------ Source records

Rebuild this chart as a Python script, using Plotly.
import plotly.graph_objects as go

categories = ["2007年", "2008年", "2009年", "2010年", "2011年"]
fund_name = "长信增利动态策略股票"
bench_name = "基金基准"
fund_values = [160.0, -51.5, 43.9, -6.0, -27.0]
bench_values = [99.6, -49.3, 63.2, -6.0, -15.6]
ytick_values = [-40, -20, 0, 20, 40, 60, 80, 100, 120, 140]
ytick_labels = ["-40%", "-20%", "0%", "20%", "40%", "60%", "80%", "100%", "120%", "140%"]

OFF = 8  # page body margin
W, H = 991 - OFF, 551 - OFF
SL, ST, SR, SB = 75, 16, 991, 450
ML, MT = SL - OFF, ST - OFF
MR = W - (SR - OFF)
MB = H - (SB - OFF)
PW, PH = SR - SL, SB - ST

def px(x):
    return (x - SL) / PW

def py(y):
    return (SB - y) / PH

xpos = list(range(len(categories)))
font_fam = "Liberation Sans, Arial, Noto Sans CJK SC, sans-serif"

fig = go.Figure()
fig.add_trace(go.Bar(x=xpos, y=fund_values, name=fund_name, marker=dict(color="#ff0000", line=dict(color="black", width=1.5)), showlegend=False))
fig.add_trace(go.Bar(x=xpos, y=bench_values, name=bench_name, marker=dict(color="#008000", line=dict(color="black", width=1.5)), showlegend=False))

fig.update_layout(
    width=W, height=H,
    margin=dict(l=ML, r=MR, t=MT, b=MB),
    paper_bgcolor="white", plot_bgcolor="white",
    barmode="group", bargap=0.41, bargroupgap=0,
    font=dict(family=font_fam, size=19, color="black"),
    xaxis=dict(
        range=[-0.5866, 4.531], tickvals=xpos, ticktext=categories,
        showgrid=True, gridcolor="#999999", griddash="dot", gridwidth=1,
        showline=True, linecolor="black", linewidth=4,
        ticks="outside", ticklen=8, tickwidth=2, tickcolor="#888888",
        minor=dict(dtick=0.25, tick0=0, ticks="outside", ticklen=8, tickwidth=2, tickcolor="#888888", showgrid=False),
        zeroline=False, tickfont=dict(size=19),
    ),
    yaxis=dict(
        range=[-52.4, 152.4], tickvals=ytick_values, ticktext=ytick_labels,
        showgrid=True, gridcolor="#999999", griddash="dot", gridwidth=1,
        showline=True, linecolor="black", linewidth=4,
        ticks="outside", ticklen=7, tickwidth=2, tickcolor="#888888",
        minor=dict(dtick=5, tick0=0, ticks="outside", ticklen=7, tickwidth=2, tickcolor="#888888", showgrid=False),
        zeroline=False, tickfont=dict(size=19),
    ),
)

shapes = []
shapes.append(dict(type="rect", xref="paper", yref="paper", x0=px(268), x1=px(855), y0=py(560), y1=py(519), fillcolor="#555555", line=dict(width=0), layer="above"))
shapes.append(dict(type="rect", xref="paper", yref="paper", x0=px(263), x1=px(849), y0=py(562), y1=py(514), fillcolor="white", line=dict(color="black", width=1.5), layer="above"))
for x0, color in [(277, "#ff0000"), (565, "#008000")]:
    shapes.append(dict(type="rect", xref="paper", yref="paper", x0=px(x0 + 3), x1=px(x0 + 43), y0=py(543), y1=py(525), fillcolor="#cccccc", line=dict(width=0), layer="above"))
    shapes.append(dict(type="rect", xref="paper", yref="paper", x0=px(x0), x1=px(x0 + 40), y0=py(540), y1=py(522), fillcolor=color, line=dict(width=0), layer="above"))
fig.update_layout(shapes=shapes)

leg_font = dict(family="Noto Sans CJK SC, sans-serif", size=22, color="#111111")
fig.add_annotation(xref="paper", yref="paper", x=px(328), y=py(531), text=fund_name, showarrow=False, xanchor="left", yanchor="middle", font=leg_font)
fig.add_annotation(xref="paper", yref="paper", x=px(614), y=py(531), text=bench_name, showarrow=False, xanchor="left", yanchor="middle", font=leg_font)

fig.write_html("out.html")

------------
------ Source records

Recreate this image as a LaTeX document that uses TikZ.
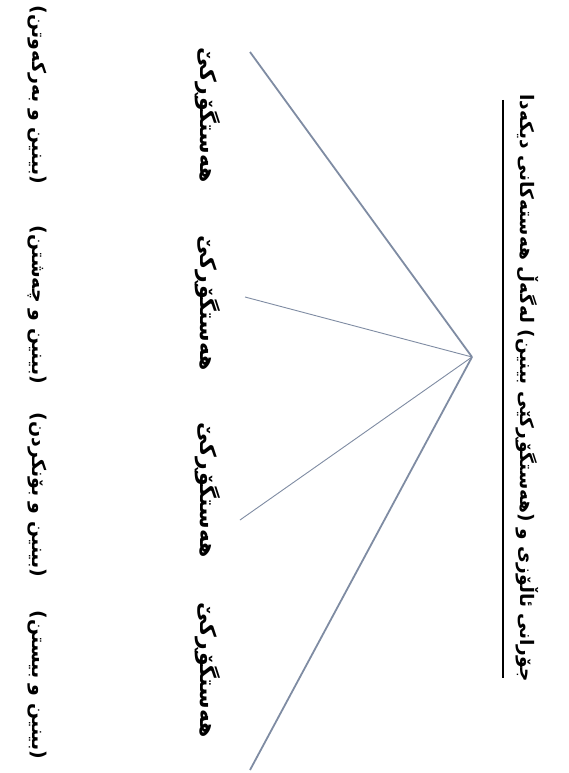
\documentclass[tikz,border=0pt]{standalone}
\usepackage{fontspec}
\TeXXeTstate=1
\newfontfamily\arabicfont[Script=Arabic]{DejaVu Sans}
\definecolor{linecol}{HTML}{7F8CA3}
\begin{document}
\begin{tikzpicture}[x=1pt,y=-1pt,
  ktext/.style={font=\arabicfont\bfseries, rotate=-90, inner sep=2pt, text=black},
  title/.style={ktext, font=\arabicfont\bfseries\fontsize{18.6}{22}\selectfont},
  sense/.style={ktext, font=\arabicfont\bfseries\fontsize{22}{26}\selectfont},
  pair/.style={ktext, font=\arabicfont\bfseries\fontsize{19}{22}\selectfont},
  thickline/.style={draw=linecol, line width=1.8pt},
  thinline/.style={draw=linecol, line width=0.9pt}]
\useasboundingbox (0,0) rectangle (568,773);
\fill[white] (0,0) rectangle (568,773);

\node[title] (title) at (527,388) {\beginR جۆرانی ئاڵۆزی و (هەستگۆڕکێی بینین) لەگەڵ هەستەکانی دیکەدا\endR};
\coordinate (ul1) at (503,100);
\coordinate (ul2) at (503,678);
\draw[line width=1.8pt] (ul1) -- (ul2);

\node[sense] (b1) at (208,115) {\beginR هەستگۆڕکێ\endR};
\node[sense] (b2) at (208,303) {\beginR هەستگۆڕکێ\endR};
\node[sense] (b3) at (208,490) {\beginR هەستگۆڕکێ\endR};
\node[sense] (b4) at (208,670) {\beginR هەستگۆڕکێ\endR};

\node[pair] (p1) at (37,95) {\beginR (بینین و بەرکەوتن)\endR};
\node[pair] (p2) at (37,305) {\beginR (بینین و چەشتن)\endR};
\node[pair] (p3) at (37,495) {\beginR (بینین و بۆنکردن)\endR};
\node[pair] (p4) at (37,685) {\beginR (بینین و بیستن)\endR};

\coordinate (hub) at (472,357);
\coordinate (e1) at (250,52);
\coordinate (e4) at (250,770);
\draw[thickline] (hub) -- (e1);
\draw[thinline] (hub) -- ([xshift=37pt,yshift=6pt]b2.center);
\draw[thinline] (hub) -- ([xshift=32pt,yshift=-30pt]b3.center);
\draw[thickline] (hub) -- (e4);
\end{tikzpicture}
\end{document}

------------

Identify the lines that hold the word "this". Copy every one of them.

Rebuild this chart as a Python script, using Plotly.
Recreate this image as a LaTeX document that uses TikZ.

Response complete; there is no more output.